This blog originally appeared here.
By Doug Rand, Senior Policy Advisor, White House Office of Science and Technology Policy.
Earlier this month, the White House hosted a briefing for the American Sustainable Business Council, a national network serving social enterprises from early-stage startups to established success stories, like Patagonia and Ben & Jerry’s. Senior White House staff took time to meet with chief executives and thought leaders, such as Seventh Generation founder Jeffrey Hollender and Stonyfield Farms pioneer Gary Hirshberg, to discuss many aspects of the President’s agenda to support overall economic growth, including the Impact Economy.
As part of the conversation, the discussion focused on the Jumpstart Our Business Startups (JOBS) Act. The JOBS Act is a bipartisan bill signed by the President into law in April that will allow small businesses and startups to raise capital from investors more efficiently, leading to faster growth and hiring.
One of the key features of the JOBS Act is to enable “crowdfunding” – letting companies raise up to $1 million in small increments from many investors.
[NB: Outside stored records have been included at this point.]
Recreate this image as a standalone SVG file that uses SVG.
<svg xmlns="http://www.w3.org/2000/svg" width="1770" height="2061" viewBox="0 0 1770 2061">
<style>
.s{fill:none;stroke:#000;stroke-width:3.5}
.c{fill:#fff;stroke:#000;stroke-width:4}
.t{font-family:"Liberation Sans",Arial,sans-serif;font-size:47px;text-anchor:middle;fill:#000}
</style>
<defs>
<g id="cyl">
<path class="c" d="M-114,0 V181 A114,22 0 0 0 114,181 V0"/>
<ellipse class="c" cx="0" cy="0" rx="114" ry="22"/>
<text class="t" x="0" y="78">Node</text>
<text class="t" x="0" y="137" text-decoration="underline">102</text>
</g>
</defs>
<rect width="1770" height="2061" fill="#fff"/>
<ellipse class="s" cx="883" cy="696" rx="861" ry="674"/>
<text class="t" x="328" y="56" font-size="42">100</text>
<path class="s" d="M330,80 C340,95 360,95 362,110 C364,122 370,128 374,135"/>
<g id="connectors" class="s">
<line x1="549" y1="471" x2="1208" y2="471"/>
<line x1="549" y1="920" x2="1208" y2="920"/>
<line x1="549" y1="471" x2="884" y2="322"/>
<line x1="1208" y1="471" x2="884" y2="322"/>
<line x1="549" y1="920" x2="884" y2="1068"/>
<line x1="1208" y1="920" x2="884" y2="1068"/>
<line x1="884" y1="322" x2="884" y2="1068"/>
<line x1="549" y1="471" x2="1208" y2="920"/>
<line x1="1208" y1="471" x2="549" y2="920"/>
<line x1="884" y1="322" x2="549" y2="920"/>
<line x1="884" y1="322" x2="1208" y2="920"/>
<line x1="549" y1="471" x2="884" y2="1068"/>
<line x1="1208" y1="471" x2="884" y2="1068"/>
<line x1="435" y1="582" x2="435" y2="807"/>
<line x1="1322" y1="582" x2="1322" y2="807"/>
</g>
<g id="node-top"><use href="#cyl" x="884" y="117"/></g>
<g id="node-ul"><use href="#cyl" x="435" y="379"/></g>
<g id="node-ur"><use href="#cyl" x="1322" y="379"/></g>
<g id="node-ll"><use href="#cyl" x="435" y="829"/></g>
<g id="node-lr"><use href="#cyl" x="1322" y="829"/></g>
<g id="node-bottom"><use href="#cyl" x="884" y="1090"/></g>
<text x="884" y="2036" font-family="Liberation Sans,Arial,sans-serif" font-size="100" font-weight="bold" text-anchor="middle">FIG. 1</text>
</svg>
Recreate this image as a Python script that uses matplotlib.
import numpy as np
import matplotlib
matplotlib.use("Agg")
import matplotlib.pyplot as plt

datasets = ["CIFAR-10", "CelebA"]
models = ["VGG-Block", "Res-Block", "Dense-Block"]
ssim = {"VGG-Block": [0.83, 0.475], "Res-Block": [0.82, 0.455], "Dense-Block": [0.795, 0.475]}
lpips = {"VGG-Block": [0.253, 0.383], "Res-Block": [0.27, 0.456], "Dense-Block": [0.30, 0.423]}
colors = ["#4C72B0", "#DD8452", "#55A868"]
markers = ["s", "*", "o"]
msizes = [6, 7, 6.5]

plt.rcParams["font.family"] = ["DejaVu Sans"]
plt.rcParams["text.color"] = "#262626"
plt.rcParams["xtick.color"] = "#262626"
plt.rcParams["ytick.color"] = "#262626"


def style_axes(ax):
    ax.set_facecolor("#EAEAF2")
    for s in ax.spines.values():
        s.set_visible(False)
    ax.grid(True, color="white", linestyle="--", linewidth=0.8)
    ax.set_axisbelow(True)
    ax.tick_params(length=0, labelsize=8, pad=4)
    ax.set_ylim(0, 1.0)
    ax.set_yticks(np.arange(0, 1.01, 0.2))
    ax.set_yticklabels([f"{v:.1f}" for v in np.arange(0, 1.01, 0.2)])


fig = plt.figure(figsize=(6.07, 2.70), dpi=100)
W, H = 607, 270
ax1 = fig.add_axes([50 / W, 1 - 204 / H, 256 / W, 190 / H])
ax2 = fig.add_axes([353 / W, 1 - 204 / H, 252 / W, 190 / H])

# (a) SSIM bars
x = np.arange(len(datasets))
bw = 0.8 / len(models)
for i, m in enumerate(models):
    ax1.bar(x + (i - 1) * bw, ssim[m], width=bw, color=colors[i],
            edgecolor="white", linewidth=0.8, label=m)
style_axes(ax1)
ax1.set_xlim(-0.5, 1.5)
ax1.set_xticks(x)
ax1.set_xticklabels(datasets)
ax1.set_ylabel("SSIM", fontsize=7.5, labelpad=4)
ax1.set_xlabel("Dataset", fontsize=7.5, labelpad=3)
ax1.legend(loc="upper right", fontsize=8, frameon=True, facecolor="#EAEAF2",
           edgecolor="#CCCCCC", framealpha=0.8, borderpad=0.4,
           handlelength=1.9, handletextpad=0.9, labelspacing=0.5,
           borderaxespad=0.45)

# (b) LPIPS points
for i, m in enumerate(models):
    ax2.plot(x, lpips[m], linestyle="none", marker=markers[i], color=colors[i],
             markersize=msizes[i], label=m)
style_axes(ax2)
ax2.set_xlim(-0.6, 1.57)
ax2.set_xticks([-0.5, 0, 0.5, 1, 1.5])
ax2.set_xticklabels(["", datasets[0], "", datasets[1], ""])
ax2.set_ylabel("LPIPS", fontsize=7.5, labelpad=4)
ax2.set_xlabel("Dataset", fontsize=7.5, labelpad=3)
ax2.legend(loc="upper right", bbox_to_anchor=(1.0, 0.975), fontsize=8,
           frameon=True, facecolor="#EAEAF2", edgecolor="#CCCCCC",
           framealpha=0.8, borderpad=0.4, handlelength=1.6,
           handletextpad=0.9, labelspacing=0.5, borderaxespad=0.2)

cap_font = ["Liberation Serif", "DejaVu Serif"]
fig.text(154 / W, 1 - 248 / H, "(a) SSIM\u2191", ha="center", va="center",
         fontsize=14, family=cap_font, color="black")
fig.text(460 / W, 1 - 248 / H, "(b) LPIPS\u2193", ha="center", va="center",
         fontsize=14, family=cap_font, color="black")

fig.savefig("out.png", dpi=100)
As the President said, this is “a potential game changer”:
Right now, you can only turn to a limited group of investors -- including banks and wealthy individuals -- to get funding. Laws that are nearly eight decades old make it impossible for others to invest. But a lot has changed in 80 years, and it’s time our laws did as well. Because of this bill, start-ups and small business will now have access to a big, new pool of potential investors -- namely, the American people. For the first time, ordinary Americans will be able to go online and invest in entrepreneurs that they believe in.
In many ways, nonprofits and social enterprises are already adept at raising money through crowdfunding – think of donation-based tools like Network for Good or zero-interest microfinance platforms like Kiva. What the JOBS Act will do is allow micro-investors to purchase a stake in the venture.
Many social enterprises already have benefited from donation-based crowdfunding platforms, and they are looking forward this new opportunity to attract impact-minded investors. Two such companies guest-posted on the White House blog, and their founders attended the JOBS Act signing ceremony: Stockbox Grocersbuilds tiny grocery stores in urban “food deserts,” while LuminAID Lab manufactures solar-powered lights for disaster relief. Both companies stress the power of crowdfunding to connect social enterprises with their communities and customers.
At a time when nonprofits are struggling for revenue, as charitable donations have slowed and government budgets are tight, the social sector needs to find new strategies to attract resources. The Obama Administration has taken some important steps toward this end, developing policies and programs to unlock capital and to increase investment. For example, the Administration launched the Social Innovation Fund to provide growth capital to high impact nonprofits. In two years, it has catalyzed nearly $400 million toward communities’ solutions. The Treasury Department recently updated the example Program Related Investments, providing guidance that should facilitate the flow of impact investing from foundations and philanthropists to support businesses and nonprofits pursuing charitable purposes.
Building on this momentum, crowdfunding offers tremendous promise. Some believe that it has the potential to revitalize underserved communities by improving access to capital for small businesses. As the leader of a major group representing Main Street microenterprises recently wrote, “Given the tremendous demand for credit among microbusinesses and entrepreneurs, crowdfunding offers real promise for underserved business entrepreneurs and may allow the organizations that serve them the ability to reach even deeper into the entrepreneurial community.”
To be clear, investment-based crowdfunding is not legal just yet. Congress required the Securities and Exchange Commission (SEC) to write new rules of the road for crowdfunding, which will be finalized in 2013. Some open questions include the following:
- Any company raising money through crowdfunding must use an SEC-regulated intermediary. How should these intermediaries be required to educate investors, safeguard investor privacy, reduce the risk of fraud, and ensure other investor protections?
- In any given year, investors are limited in the total amount they can invest across all crowdfunding investments (5% of annual income or net worth if less than $100,000, or 10% of annual income or net worth if greater than $100,000). How should intermediaries be required to verify that investors stay within these limits?
- What disclosures should be required of the companies raising money through crowdfunding, above and beyond those spelled out by Congress?
The SEC has invited members of the public to submit comments to inform their rulemaking. These comments could include considerations unique to social enterprises, along with those investors willing to trade some financial return for greater social or environmental benefits.